▸ **Short problem**:
Pictures aside, quote the whole listing exactly.

▸ **Data extract**:
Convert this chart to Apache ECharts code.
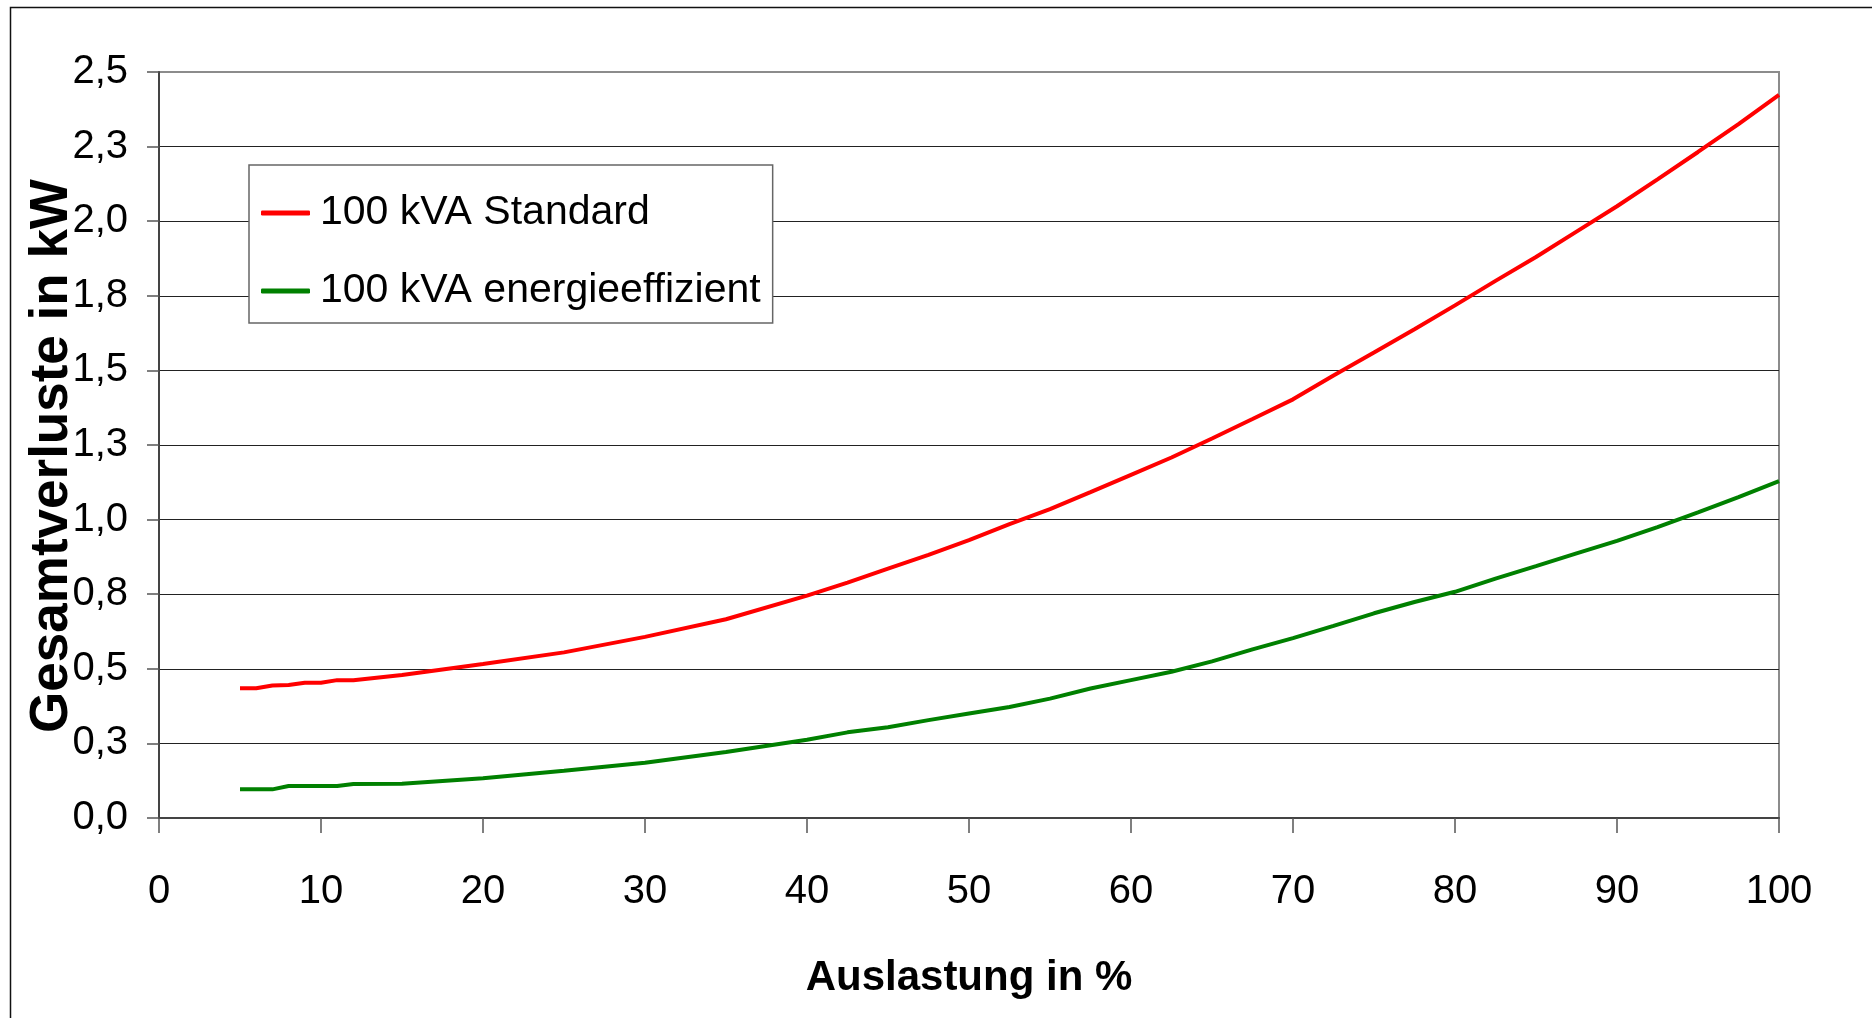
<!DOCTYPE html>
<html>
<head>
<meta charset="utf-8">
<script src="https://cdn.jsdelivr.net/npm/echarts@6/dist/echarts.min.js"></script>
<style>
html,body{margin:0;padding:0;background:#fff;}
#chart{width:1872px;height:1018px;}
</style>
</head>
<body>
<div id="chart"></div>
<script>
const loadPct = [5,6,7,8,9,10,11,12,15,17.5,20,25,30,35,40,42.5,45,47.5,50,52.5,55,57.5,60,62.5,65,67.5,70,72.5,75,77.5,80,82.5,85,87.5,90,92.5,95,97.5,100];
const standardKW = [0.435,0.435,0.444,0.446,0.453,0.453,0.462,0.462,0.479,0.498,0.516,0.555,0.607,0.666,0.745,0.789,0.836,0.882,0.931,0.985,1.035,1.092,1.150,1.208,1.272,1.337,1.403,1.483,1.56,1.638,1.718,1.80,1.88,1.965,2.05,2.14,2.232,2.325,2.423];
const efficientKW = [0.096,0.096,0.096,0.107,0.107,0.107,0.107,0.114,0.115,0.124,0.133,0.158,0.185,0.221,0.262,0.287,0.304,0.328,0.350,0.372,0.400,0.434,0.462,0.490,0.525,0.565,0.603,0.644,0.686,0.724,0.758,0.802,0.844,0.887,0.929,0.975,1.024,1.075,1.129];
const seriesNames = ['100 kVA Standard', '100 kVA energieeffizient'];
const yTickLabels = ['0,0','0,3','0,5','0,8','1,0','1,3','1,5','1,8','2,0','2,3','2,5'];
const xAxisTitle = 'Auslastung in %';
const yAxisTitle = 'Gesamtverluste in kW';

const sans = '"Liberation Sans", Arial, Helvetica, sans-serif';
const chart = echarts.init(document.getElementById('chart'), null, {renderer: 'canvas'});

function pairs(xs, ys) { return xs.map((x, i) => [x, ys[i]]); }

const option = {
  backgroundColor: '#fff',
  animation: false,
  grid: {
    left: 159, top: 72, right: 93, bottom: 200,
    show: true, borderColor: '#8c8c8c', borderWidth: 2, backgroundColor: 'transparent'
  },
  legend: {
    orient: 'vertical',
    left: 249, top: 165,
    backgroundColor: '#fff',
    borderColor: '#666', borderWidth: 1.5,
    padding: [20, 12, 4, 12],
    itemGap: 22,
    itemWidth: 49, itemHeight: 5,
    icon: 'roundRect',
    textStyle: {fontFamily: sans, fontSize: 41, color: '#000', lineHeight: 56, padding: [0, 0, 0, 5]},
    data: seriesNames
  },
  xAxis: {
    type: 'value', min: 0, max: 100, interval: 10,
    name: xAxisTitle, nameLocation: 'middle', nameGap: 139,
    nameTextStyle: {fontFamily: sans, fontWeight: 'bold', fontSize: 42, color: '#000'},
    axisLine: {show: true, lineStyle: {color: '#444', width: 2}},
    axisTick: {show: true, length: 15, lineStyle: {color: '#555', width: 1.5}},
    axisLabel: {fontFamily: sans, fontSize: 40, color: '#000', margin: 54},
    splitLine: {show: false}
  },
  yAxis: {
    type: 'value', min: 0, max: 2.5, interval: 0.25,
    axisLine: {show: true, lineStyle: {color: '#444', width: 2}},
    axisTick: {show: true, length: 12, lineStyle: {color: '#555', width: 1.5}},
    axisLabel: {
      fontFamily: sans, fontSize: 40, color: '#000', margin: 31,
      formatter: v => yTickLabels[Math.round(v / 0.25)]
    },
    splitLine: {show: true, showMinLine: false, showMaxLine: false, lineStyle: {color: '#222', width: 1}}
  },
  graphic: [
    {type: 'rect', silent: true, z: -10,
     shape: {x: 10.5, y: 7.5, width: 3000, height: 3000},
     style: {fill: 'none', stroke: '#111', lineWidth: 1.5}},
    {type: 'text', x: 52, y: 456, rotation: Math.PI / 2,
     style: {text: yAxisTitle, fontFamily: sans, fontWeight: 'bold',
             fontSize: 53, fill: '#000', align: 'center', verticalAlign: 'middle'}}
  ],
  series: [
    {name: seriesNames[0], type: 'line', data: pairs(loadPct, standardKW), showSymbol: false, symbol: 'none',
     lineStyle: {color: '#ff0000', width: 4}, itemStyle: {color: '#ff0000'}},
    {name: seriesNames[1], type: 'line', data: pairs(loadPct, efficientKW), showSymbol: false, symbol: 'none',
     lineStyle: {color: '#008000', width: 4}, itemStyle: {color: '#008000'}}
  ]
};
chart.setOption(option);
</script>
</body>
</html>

▸ **Full solution**:
Convert this chart to Apache ECharts code.
<!DOCTYPE html>
<html>
<head>
<meta charset="utf-8">
<script src="https://cdn.jsdelivr.net/npm/echarts@6/dist/echarts.min.js"></script>
<style>
html,body{margin:0;padding:0;background:#fff;}
#chart{width:1872px;height:1018px;}
</style>
</head>
<body>
<div id="chart"></div>
<script>
const loadPct = [5,6,7,8,9,10,11,12,15,17.5,20,25,30,35,40,42.5,45,47.5,50,52.5,55,57.5,60,62.5,65,67.5,70,72.5,75,77.5,80,82.5,85,87.5,90,92.5,95,97.5,100];
const standardKW = [0.435,0.435,0.444,0.446,0.453,0.453,0.462,0.462,0.479,0.498,0.516,0.555,0.607,0.666,0.745,0.789,0.836,0.882,0.931,0.985,1.035,1.092,1.150,1.208,1.272,1.337,1.403,1.483,1.56,1.638,1.718,1.80,1.88,1.965,2.05,2.14,2.232,2.325,2.423];
const efficientKW = [0.096,0.096,0.096,0.107,0.107,0.107,0.107,0.114,0.115,0.124,0.133,0.158,0.185,0.221,0.262,0.287,0.304,0.328,0.350,0.372,0.400,0.434,0.462,0.490,0.525,0.565,0.603,0.644,0.686,0.724,0.758,0.802,0.844,0.887,0.929,0.975,1.024,1.075,1.129];
const seriesNames = ['100 kVA Standard', '100 kVA energieeffizient'];
const yTickLabels = ['0,0','0,3','0,5','0,8','1,0','1,3','1,5','1,8','2,0','2,3','2,5'];
const xAxisTitle = 'Auslastung in %';
const yAxisTitle = 'Gesamtverluste in kW';

const sans = '"Liberation Sans", Arial, Helvetica, sans-serif';
const chart = echarts.init(document.getElementById('chart'), null, {renderer: 'canvas'});

function pairs(xs, ys) { return xs.map((x, i) => [x, ys[i]]); }

const option = {
  backgroundColor: '#fff',
  animation: false,
  grid: {
    left: 159, top: 72, right: 93, bottom: 200,
    show: true, borderColor: '#8c8c8c', borderWidth: 2, backgroundColor: 'transparent'
  },
  legend: {
    orient: 'vertical',
    left: 249, top: 165,
    backgroundColor: '#fff',
    borderColor: '#666', borderWidth: 1.5,
    padding: [20, 12, 4, 12],
    itemGap: 22,
    itemWidth: 49, itemHeight: 5,
    icon: 'roundRect',
    textStyle: {fontFamily: sans, fontSize: 41, color: '#000', lineHeight: 56, padding: [0, 0, 0, 5]},
    data: seriesNames
  },
  xAxis: {
    type: 'value', min: 0, max: 100, interval: 10,
    name: xAxisTitle, nameLocation: 'middle', nameGap: 139,
    nameTextStyle: {fontFamily: sans, fontWeight: 'bold', fontSize: 42, color: '#000'},
    axisLine: {show: true, lineStyle: {color: '#444', width: 2}},
    axisTick: {show: true, length: 15, lineStyle: {color: '#555', width: 1.5}},
    axisLabel: {fontFamily: sans, fontSize: 40, color: '#000', margin: 54},
    splitLine: {show: false}
  },
  yAxis: {
    type: 'value', min: 0, max: 2.5, interval: 0.25,
    axisLine: {show: true, lineStyle: {color: '#444', width: 2}},
    axisTick: {show: true, length: 12, lineStyle: {color: '#555', width: 1.5}},
    axisLabel: {
      fontFamily: sans, fontSize: 40, color: '#000', margin: 31,
      formatter: v => yTickLabels[Math.round(v / 0.25)]
    },
    splitLine: {show: true, showMinLine: false, showMaxLine: false, lineStyle: {color: '#222', width: 1}}
  },
  graphic: [
    {type: 'rect', silent: true, z: -10,
     shape: {x: 10.5, y: 7.5, width: 3000, height: 3000},
     style: {fill: 'none', stroke: '#111', lineWidth: 1.5}},
    {type: 'text', x: 52, y: 456, rotation: Math.PI / 2,
     style: {text: yAxisTitle, fontFamily: sans, fontWeight: 'bold',
             fontSize: 53, fill: '#000', align: 'center', verticalAlign: 'middle'}}
  ],
  series: [
    {name: seriesNames[0], type: 'line', data: pairs(loadPct, standardKW), showSymbol: false, symbol: 'none',
     lineStyle: {color: '#ff0000', width: 4}, itemStyle: {color: '#ff0000'}},
    {name: seriesNames[1], type: 'line', data: pairs(loadPct, efficientKW), showSymbol: false, symbol: 'none',
     lineStyle: {color: '#008000', width: 4}, itemStyle: {color: '#008000'}}
  ]
};
chart.setOption(option);
</script>
</body>
</html>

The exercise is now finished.